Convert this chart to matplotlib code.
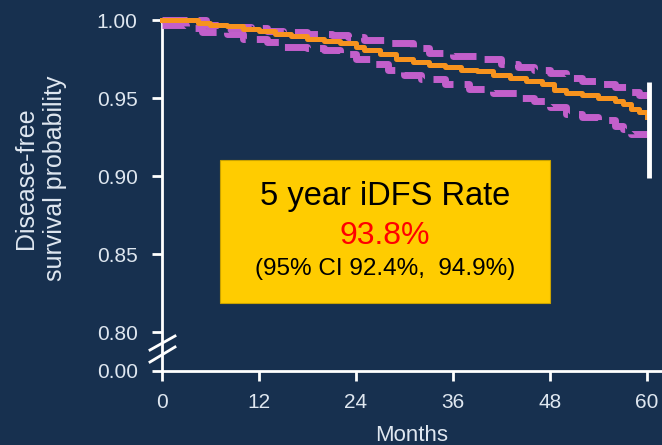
import matplotlib
matplotlib.use("Agg")
import matplotlib.pyplot as plt

# ---- data ----
months_est = [0, 3, 4.5, 6, 8, 10, 12, 14, 16, 18, 20, 22, 24, 25, 27, 29, 31, 33, 35, 37, 39,
              41, 43, 45, 47, 48.5, 50, 52, 54, 56, 57, 58, 59, 60]
surv_est = [1.0, 1.0, 0.998, 0.997, 0.996, 0.9945, 0.9928, 0.991, 0.9895, 0.988, 0.9865, 0.985,
            0.983, 0.981, 0.978, 0.975, 0.973, 0.971, 0.970, 0.968, 0.967, 0.965, 0.963, 0.961,
            0.959, 0.955, 0.953, 0.952, 0.950, 0.948, 0.946, 0.943, 0.941, 0.938]

months_upper = [0, 4, 5.5, 8, 11, 13, 15, 18, 21, 23, 25, 28, 31, 33, 36, 39, 42, 44, 46, 48,
                50, 52, 54, 56, 58, 59, 60]
surv_upper = [1.0, 1.0, 0.997, 0.9955, 0.995, 0.993, 0.992, 0.991, 0.9905, 0.989, 0.987, 0.985,
              0.982, 0.979, 0.977, 0.975, 0.972, 0.970, 0.968, 0.966, 0.963, 0.961, 0.959, 0.957,
              0.954, 0.952, 0.950]

months_lower = [0, 3, 5, 8, 10, 13, 15, 18, 20, 22, 24, 26, 28, 30, 32, 35, 38, 41, 44, 46, 48,
                50, 52, 54, 56, 57, 58, 60]
surv_lower = [0.997, 0.995, 0.992, 0.991, 0.988, 0.986, 0.983, 0.982, 0.981, 0.978, 0.975, 0.972,
              0.968, 0.965, 0.962, 0.959, 0.956, 0.953, 0.950, 0.948, 0.944, 0.940, 0.938, 0.936,
              0.932, 0.930, 0.927, 0.925]

marker_month = 60
marker_range = [0.899, 0.960]

x_ticks = [0, 12, 24, 36, 48, 60]
y_ticks = [0.80, 0.85, 0.90, 0.95, 1.00]
y_tick_labels = ["0.80", "0.85", "0.90", "0.95", "1.00"]
y_zero_pos = 0.775  # where the broken axis shows 0.00
y_zero_label = "0.00"

box_title = "5 year iDFS Rate"
box_rate = "93.8%"
box_ci = "(95% CI 92.4%,  94.9%)"

# ---- style ----
BG = "#17304f"
TXT = "#dfe7f0"
WHITE = "#ffffff"
ORANGE = "#f7931e"
PURPLE = "#c25fcb"
FONT = "Liberation Sans"

plt.rcParams["font.family"] = [FONT, "DejaVu Sans"]

fig = plt.figure(figsize=(6.62, 4.45), dpi=100)
fig.patch.set_facecolor(BG)
ax = fig.add_axes([162 / 662, 74 / 445, 500 / 662, 351 / 445])
ax.set_facecolor(BG)

ax.plot(months_upper, surv_upper, drawstyle="steps-post", color=PURPLE, lw=5.0,
        dashes=(3.6, 1.6), clip_on=False, zorder=3)
ax.plot(months_lower, surv_lower, drawstyle="steps-post", color=PURPLE, lw=5.0,
        dashes=(3.6, 1.6), clip_on=False, zorder=3)
ax.plot(months_est, surv_est, drawstyle="steps-post", color=ORANGE, lw=3.6,
        clip_on=False, zorder=4)
ax.vlines(marker_month + 0.25, marker_range[0], marker_range[1], color=WHITE, lw=3.5, zorder=5)

ax.set_xlim(0, 61.86)
ax.set_ylim(y_zero_pos, 1.0)

ax.set_xticks(x_ticks)
ax.set_xticklabels([str(t) for t in x_ticks])
ax.set_yticks([y_zero_pos] + y_ticks)
ax.set_yticklabels([y_zero_label] + y_tick_labels)

for s in ["top", "right"]:
    ax.spines[s].set_visible(False)
for s in ["left", "bottom"]:
    ax.spines[s].set_color(WHITE)
    ax.spines[s].set_linewidth(2.0)
ax.tick_params(axis="both", colors=WHITE, direction="out", length=7.5, width=2.0,
               labelsize=15, labelcolor=TXT)
ax.tick_params(axis="y", pad=10)
ax.tick_params(axis="x", pad=8.5)

ax.set_xlabel("Months", fontsize=16, color=TXT, labelpad=9)
fig.text(40.5 / 662, 1 - 178 / 445, "Disease-free\nsurvival probability", rotation=90,
         ha="center", va="center", multialignment="center", fontsize=18, color=TXT,
         linespacing=1.3)

# axis-break marks
for y0, y1 in [(0.0598, 0.0997), (0.0256, 0.0684)]:
    ax.plot([-0.024, 0.026], [y0, y1], transform=ax.transAxes, color=WHITE, lw=2.0,
            clip_on=False, zorder=6)

# yellow annotation box
bx0, by0, bw, bh = (220 - 162) / 500, (371 - 303) / 351, 330 / 500, 143 / 351
ax.add_patch(plt.Rectangle((bx0, by0), bw, bh, transform=ax.transAxes,
                           facecolor="#ffcc00", edgecolor="#c9a200", lw=0.8, zorder=7))
cx = bx0 + bw / 2
ax.text(cx, (371 - 197) / 351, box_title, transform=ax.transAxes, ha="center", va="center",
        fontsize=23.5, color="#000000", zorder=8)
ax.text(cx, (371 - 236) / 351, box_rate, transform=ax.transAxes, ha="center", va="center",
        fontsize=23, color="#ff0000", zorder=8)
ax.text(cx, (371 - 269) / 351, box_ci, transform=ax.transAxes, ha="center", va="center",
        fontsize=17.5, color="#000000", zorder=8)

fig.savefig("out.png", dpi=100, facecolor=BG)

★ ★ ★ ★ ★ ★ ★

* Exercise prompt
Only the lines from the start of the material through the line containing "import matplotlib.pyplot as plt" should be transcribed. Pictures stay out.

* Exercise answer
Convert this chart to matplotlib code.
import matplotlib
matplotlib.use("Agg")
import matplotlib.pyplot as plt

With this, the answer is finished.